Sous le catholicos Timothée 1er fin du 8ème tout l’orient est ouvert à l’activité des chrétiens, une volumineuse correspondance est échangée entre les missionnaires et Séleucie. Il y a des évêchés jusqu’en Chine et on dit même qu’il y en a au Tibet. Ces évêchés orientaux sont reliés directement au catholicos sans l’intermédiaire des métropolites par peur des divergences. La correspondance se fait en syriaque ainsi que la liturgie.

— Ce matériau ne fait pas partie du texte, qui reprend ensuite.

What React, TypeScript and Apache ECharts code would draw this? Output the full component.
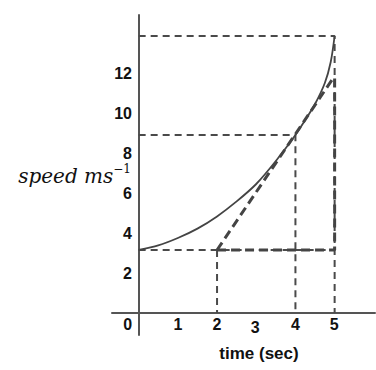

En 1281 les évêques nestoriens élisent un moine mongol chinois comme catholicos à Bagdad : Yabb Alaaha 3 (Dieu donné) . Parmi les populations de l’empire de Chine il y avait des chrétiens de toutes races. Yabb Alaaha a des relations avec ces diverses populations. Les Mongols viennent s’installer à Bagdad en 1258. Il y a des chrétiens nestoriens parmi les Mongols, les otages et les femmes de la cour. Yabb Alaaha3 est choisis pour être l’ambassadeur du roi mongol auprès de du roi d’Angleterre Edouard 1er et du roi de France Philippe IV LeBel, proposant une alliance pour écraser l’ennemi commun : les musulmans de Jérusalem. Cette alliance a été refusée par l’occident qui renvoie l’ambassadeur dans ses états. Le roi mongol est déçu et se converti à l’Islam et l’église décline ensuite. Tamerlan (1405) persécute les chrétiens. Les chrétiens se réfugient en Adiabène, au Kurdistan et dans le sud de l’Inde. Le christianisme syriaque continue uniquement dans ces régions et à partir de 1450, le catholicos nestoriens est toujours choisi dans la même famille ils s’appellent Simon. Ce n’est que récemment qu’une révolution synodale a élu l’actuel patriarche Mar Denkha IV grande figure eucuménique de l’église actuelle.

Les Jacobites ont continué d’exister.

Raphaël bidawid est le patriarche des catholiques

Ephrem 40 – Zaka 1er : patriarche des Syriens orthodoxes

Spheïr : patriarche Maronite Monothélite dont l’eucharistie est en syriaque.